Provided records:
= = = =

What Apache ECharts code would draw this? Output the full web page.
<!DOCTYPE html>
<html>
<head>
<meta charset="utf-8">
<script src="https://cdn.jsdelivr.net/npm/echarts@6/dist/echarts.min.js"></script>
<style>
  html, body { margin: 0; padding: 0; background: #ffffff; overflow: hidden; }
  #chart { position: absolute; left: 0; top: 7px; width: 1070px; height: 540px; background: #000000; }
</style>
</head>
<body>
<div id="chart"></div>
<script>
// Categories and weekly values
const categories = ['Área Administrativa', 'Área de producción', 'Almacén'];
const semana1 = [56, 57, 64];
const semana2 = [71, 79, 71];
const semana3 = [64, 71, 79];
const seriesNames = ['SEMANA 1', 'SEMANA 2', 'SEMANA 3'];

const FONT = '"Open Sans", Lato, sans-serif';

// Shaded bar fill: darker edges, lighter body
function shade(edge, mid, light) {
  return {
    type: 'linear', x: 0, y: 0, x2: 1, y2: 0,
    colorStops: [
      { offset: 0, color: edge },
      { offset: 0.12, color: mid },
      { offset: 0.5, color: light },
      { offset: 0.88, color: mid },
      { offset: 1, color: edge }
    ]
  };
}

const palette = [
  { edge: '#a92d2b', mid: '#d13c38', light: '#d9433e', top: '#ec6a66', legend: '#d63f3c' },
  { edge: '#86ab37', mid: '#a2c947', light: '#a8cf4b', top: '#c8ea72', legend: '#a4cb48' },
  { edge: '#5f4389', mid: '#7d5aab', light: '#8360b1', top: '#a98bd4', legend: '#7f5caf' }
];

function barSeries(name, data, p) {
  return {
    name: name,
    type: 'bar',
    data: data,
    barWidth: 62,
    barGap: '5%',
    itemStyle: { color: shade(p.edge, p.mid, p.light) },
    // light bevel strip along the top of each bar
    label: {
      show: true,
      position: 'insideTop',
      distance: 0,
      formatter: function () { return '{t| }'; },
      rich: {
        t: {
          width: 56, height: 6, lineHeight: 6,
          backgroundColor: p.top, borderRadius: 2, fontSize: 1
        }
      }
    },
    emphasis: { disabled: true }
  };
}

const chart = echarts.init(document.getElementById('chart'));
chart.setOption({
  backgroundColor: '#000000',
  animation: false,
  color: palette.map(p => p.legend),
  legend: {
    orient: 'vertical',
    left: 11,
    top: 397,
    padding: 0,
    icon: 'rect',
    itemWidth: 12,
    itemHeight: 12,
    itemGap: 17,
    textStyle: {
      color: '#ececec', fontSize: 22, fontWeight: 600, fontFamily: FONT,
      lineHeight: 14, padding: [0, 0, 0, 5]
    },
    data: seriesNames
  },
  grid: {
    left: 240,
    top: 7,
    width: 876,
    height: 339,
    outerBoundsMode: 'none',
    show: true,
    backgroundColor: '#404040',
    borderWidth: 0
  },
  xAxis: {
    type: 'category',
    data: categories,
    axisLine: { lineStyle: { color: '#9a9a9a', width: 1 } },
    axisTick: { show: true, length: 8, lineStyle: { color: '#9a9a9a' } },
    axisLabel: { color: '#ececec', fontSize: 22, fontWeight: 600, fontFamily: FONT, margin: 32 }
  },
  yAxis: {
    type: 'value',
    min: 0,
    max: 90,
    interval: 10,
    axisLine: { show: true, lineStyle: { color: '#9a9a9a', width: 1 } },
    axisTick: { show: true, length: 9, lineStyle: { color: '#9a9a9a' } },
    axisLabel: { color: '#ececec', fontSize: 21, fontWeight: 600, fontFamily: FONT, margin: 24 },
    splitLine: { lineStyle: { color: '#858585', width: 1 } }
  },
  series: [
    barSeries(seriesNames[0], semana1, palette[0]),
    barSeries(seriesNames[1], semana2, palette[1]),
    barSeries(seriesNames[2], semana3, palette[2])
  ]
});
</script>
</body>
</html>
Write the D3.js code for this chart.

= = = =

Task statement: Would you reproduce all the entries exactly?

Written solution:
What Apache ECharts code would draw this? Output the full web page.
<!DOCTYPE html>
<html>
<head>
<meta charset="utf-8">
<script src="https://cdn.jsdelivr.net/npm/echarts@6/dist/echarts.min.js"></script>
<style>
  html, body { margin: 0; padding: 0; background: #ffffff; overflow: hidden; }
  #chart { position: absolute; left: 0; top: 7px; width: 1070px; height: 540px; background: #000000; }
</style>
</head>
<body>
<div id="chart"></div>
<script>
// Categories and weekly values
const categories = ['Área Administrativa', 'Área de producción', 'Almacén'];
const semana1 = [56, 57, 64];
const semana2 = [71, 79, 71];
const semana3 = [64, 71, 79];
const seriesNames = ['SEMANA 1', 'SEMANA 2', 'SEMANA 3'];

const FONT = '"Open Sans", Lato, sans-serif';

// Shaded bar fill: darker edges, lighter body
function shade(edge, mid, light) {
  return {
    type: 'linear', x: 0, y: 0, x2: 1, y2: 0,
    colorStops: [
      { offset: 0, color: edge },
      { offset: 0.12, color: mid },
      { offset: 0.5, color: light },
      { offset: 0.88, color: mid },
      { offset: 1, color: edge }
    ]
  };
}

const palette = [
  { edge: '#a92d2b', mid: '#d13c38', light: '#d9433e', top: '#ec6a66', legend: '#d63f3c' },
  { edge: '#86ab37', mid: '#a2c947', light: '#a8cf4b', top: '#c8ea72', legend: '#a4cb48' },
  { edge: '#5f4389', mid: '#7d5aab', light: '#8360b1', top: '#a98bd4', legend: '#7f5caf' }
];

function barSeries(name, data, p) {
  return {
    name: name,
    type: 'bar',
    data: data,
    barWidth: 62,
    barGap: '5%',
    itemStyle: { color: shade(p.edge, p.mid, p.light) },
    // light bevel strip along the top of each bar
    label: {
      show: true,
      position: 'insideTop',
      distance: 0,
      formatter: function () { return '{t| }'; },
      rich: {
        t: {
          width: 56, height: 6, lineHeight: 6,
          backgroundColor: p.top, borderRadius: 2, fontSize: 1
        }
      }
    },
    emphasis: { disabled: true }
  };
}

const chart = echarts.init(document.getElementById('chart'));
chart.setOption({
  backgroundColor: '#000000',
  animation: false,
  color: palette.map(p => p.legend),
  legend: {
    orient: 'vertical',
    left: 11,
    top: 397,
    padding: 0,
    icon: 'rect',
    itemWidth: 12,
    itemHeight: 12,
    itemGap: 17,
    textStyle: {
      color: '#ececec', fontSize: 22, fontWeight: 600, fontFamily: FONT,
      lineHeight: 14, padding: [0, 0, 0, 5]
    },
    data: seriesNames
  },
  grid: {
    left: 240,
    top: 7,
    width: 876,
    height: 339,
    outerBoundsMode: 'none',
    show: true,
    backgroundColor: '#404040',
    borderWidth: 0
  },
  xAxis: {
    type: 'category',
    data: categories,
    axisLine: { lineStyle: { color: '#9a9a9a', width: 1 } },
    axisTick: { show: true, length: 8, lineStyle: { color: '#9a9a9a' } },
    axisLabel: { color: '#ececec', fontSize: 22, fontWeight: 600, fontFamily: FONT, margin: 32 }
  },
  yAxis: {
    type: 'value',
    min: 0,
    max: 90,
    interval: 10,
    axisLine: { show: true, lineStyle: { color: '#9a9a9a', width: 1 } },
    axisTick: { show: true, length: 9, lineStyle: { color: '#9a9a9a' } },
    axisLabel: { color: '#ececec', fontSize: 21, fontWeight: 600, fontFamily: FONT, margin: 24 },
    splitLine: { lineStyle: { color: '#858585', width: 1 } }
  },
  series: [
    barSeries(seriesNames[0], semana1, palette[0]),
    barSeries(seriesNames[1], semana2, palette[1]),
    barSeries(seriesNames[2], semana3, palette[2])
  ]
});
</script>
</body>
</html>
Write the D3.js code for this chart.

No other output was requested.